4.4.6: 1830 - 1910 - Particuliere bibliotheken (bibliofilie)


In vergelijking met de voorafgaande periode waren de particuliere bibliotheken doorgaans minder breed en universeel. Dit hing samen met een veranderd kennis- en verzamelideaal, de toename van het wetenschappelijk en overig boekenaanbod, en de groeiende betekenis van institutionele bibliotheken (Koninklijke Bibliotheek, universiteitsbibliotheken, bibliotheken van steden, verenigingen en genootschappen).

In de humaniorabibliotheek namen de Grieks-Romeinse klassieken, de bijbel en de kerkvaders een centrale plaats in, in de vorm van handschriften, eerste drukken en goede edities met commentaar. Dit ideaal moest geleidelijk wijken voor een minder statisch en uniform bibliotheektype waarin dikwijls de literatuur in moderne talen (zoals de vaderlandse letterkunde en geschiedenis) een belangrijke rol speelde.

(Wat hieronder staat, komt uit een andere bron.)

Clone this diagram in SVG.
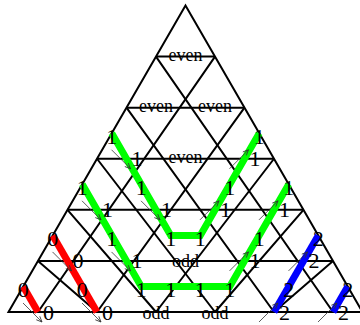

Daarmee verloor het Latijn zijn positie als belangrijkste taal ten gunste van de volkstaal: het Nederlands werd de eerste taal, met daarnaast het Frans, het Duits en later het Engels. Dit betekende ook dat meer dan voorheen de boeken uit Nederland (of de Nederlanden) afkomstig waren.

Naast vakbibliotheken van beroepsbeoefenaren (zoals van de medicus H.C. à Roy) kwamen er collecties van verzamelaars die zich op een of meer bijzondere gebieden toelegden: alba amicorum, autografen van beroemde personen, boekbanden, Elzeviers, kinderboeken en populaire boeken, pamfletten, toneel et cetera. Met verschillende van deze verzamelingen werden onbetreden terreinen verkend, een ontwikkeling waarvoor ook het antiquariaat met thematische, bibliografisch verantwoorde catalogi een stimulans vormde (Frederik Muller). Uiteraard had deze ontwikkeling tot gevolg dat de prijs van de tot dan toe onbekende en onbeminde werkjes steeg en minder gefortuneerde nieuwe verzamelaars hun werkterrein verlegden.

De meest curieuze verzameling van deze periode is wellicht die van de Haagse baron Van Westreenen (1783-1848), die niet alleen door zijn kleding, maar ook door de combinatie van de gebieden waarop hij verzamelde (middeleeuwse handschriften en vroege drukken uit geheel West-Europa, naast antieke munten en Egyptische, Griekse en Romeinse oudheden), liet zien niet meer van zijn tijd te zijn. Het resultaat van de taaie volharding waarmee hij gedurende vijftig jaar de veranderingen in de geest der eeuw negeerde en een doel nastreefde dat zelfs voor een institutionele bibliotheek ambitieus was, blijft in het door hem gestichte museum nog steeds verwondering en bewondering afdwingen.

Onze kennis van het particulier boekenbezit in deze periode berust in hoofdzaak op enkele bibliotheekcatalogi of bestandscatalogi en op de talrijke veilingcatalogi die in de regel na het overlijden van de bezitter werden opgemaakt. Onderzoek is vooral verricht naar particuliere verzamelingen die geheel of gedeeltelijk in institutionele bibliotheken zijn opgenomen.

Over het boekenbezit van minder draagkrachtigen is nog weinig bekend. Duidelijk is wel, dat het in de tweede helft van de negentiende eeuw door toenemende alfabetisering en door daling van de boekenprijzen, in principe voor steeds meer mensen mogelijk werd een eigen, bescheiden bibliotheekje op te bouwen. De in 1905 door Leo Simons opgerichte Maatschappij voor goede en goedkope lectuur (Wereldbibliotheek) sloot aan bij deze ontwikkeling.